In the early days, Kowloon was divided into "British Kowloon" which referred to an area south of Boundary Street, ceded to the British in accordance with the Convention of Peking in 1861 and "Chinese Kowloon"(later known as the New Territories), the area from Boundary Street to the Shenzhen River, which was leased to the British in 1898. Today, the boundaries of the Kowloon Peninsula extend from Tseung Kwan O in the east to Lai Chi Kok in the west, Tsim Sha Tsui in the south to Lion Rock, Tate's Cairn, and Fei Ngo Shan in the north, which links to the New Territories. It is one of the three major regions of Hong Kong.

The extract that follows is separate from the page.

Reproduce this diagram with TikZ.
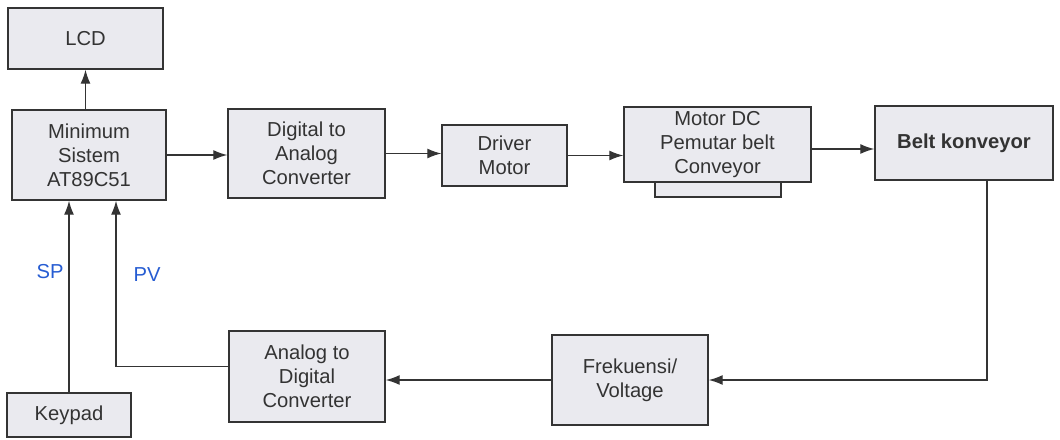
\documentclass[tikz,border=0pt]{standalone}
\usepackage{fontspec}
\setmainfont{Liberation Sans}
\usepackage{xcolor}
\usepackage{tikz}
\usetikzlibrary{arrows.meta,positioning,calc}

\definecolor{boxfill}{RGB}{234,234,239}
\definecolor{boxline}{RGB}{52,52,52}
\definecolor{labelblue}{RGB}{38,92,210}

\begin{document}
\begin{tikzpicture}[every node/.style={font=\fontsize{11.5}{13.6}\selectfont},
  block/.style={draw=boxline,line width=0.8pt,fill=boxfill,align=center,
    inner sep=0pt,text=black!80},
  link/.style={draw=boxline,line width=0.75pt},
  flow/.style={link,-{Latex[length=2.8mm,width=2mm]}}]
  \useasboundingbox (0,0) rectangle (21.2,-8.78);
  % upper row
  \node[block,minimum width=3.10cm,minimum height=1.22cm] (lcd) at (1.71,-0.77) {LCD};
  \node[block,minimum width=3.08cm,minimum height=1.80cm] (ms) at (1.78,-3.10)
    {Minimum\\Sistem\\AT89C51};
  \node[block,minimum width=3.14cm,minimum height=1.78cm] (dac) at (6.13,-3.07)
    {Digital to\\Analog\\Converter};
  \node[block,minimum width=2.50cm,minimum height=1.22cm] (drv) at (10.09,-3.11)
    {Driver\\Motor};
  \node[block,minimum width=2.52cm,minimum height=0.30cm] (base) at (14.36,-3.79) {};
  \node[block,minimum width=3.74cm,minimum height=1.50cm] (mot) at (14.35,-2.89)
    {Motor DC\\Pemutar belt\\Conveyor};
  \node[block,minimum width=3.56cm,minimum height=1.48cm,font=\fontsize{11.5}{13.6}\selectfont\bfseries]
    (belt) at (19.28,-2.86) {Belt konveyor};
  % lower row
  \node[block,minimum width=2.48cm,minimum height=0.88cm] (kp) at (1.38,-8.30) {Keypad};
  \node[block,minimum width=3.12cm,minimum height=1.82cm] (adc) at (6.14,-7.53)
    {Analog to\\Digital\\Converter};
  \node[block,minimum width=3.12cm,minimum height=1.80cm] (frek) at (12.60,-7.60)
    {Frekuensi/\\Voltage};
  % labels
  \node[text=labelblue] (sp) at (1.00,-5.44) {SP};
  \node[text=labelblue] (pv) at (2.94,-5.50) {PV};
  % forward path
  \draw[flow] (lcd.south |- ms.north) -- (lcd.south);
  \draw[flow] (ms.east) -- (ms.east -| dac.west);
  \draw[flow] (dac.east) -- (dac.east -| drv.west);
  \draw[flow] (drv.east) -- (drv.east -| mot.west);
  \draw[flow] ([yshift=-0.09cm]mot.east) -- ([yshift=-0.09cm]mot.east -| belt.west);
  % feedback path
  \draw[flow] ([xshift=0.46cm]belt.south) |- (frek.east);
  \draw[flow] (frek.west) -- (frek.west -| adc.east);
  \draw[flow] ([yshift=0.2cm]adc.west) -| ([xshift=0.54cm]ms.south);
  \draw[flow] (kp.north) -- (kp.north |- ms.south);
\end{tikzpicture}
\end{document}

Over the past hundred years, Kowloon has played an important role in Hong Kong's economic, transport, and social developments. In Sham Shui Po, Tai Kok Tsui, and Cheung Sha Wan, many factories producing textiles, clothing and ironware were built contributing enormously to the industrial development of Hong Kong in the 1970s. The Canton-Hong Kong Railway which terminated in Tsim Sha Tsui, and the Kai Tak Airport completed in 1931 in Kowloon City, facilitated the development of both trade and tourism. At the foothill of Lion Rock, the public housing estates of Wong Tai Sin were home to typical working class of Hong Kong families in the 1950s. Through the photographs from the collection of Mr Cheng Po Hung, viewers can witness changes in the Kowloon Peninsula over the last hundred years.

To coincide with the exhibition, Mr Cheng Po Hung will give the following talks in Cantonese, "The British Kowloon, south of Boundary Street" (Saturday 26 January) and "The New Kowloon, north of Boundary Street" (Saturday 2 February) at 3:00 pm. The talks will take place in the Museum and are free and open to the public.

 

Nathan Road near Haiphong Road, c. 1935.

The Dairy Farm Ice and Cold Storage Co. (left) is now the site of Manson House.


Nathan Road, c. 1965.

The building to the left of the Royal Theatre is now the Pioneer Centre.

The site of the Princess Theatre behind the traffic pagoda is present-day Allied Plaza.

 

Shanghai Street looking north from Nanking Street, Yau Ma Tei, c. 1960.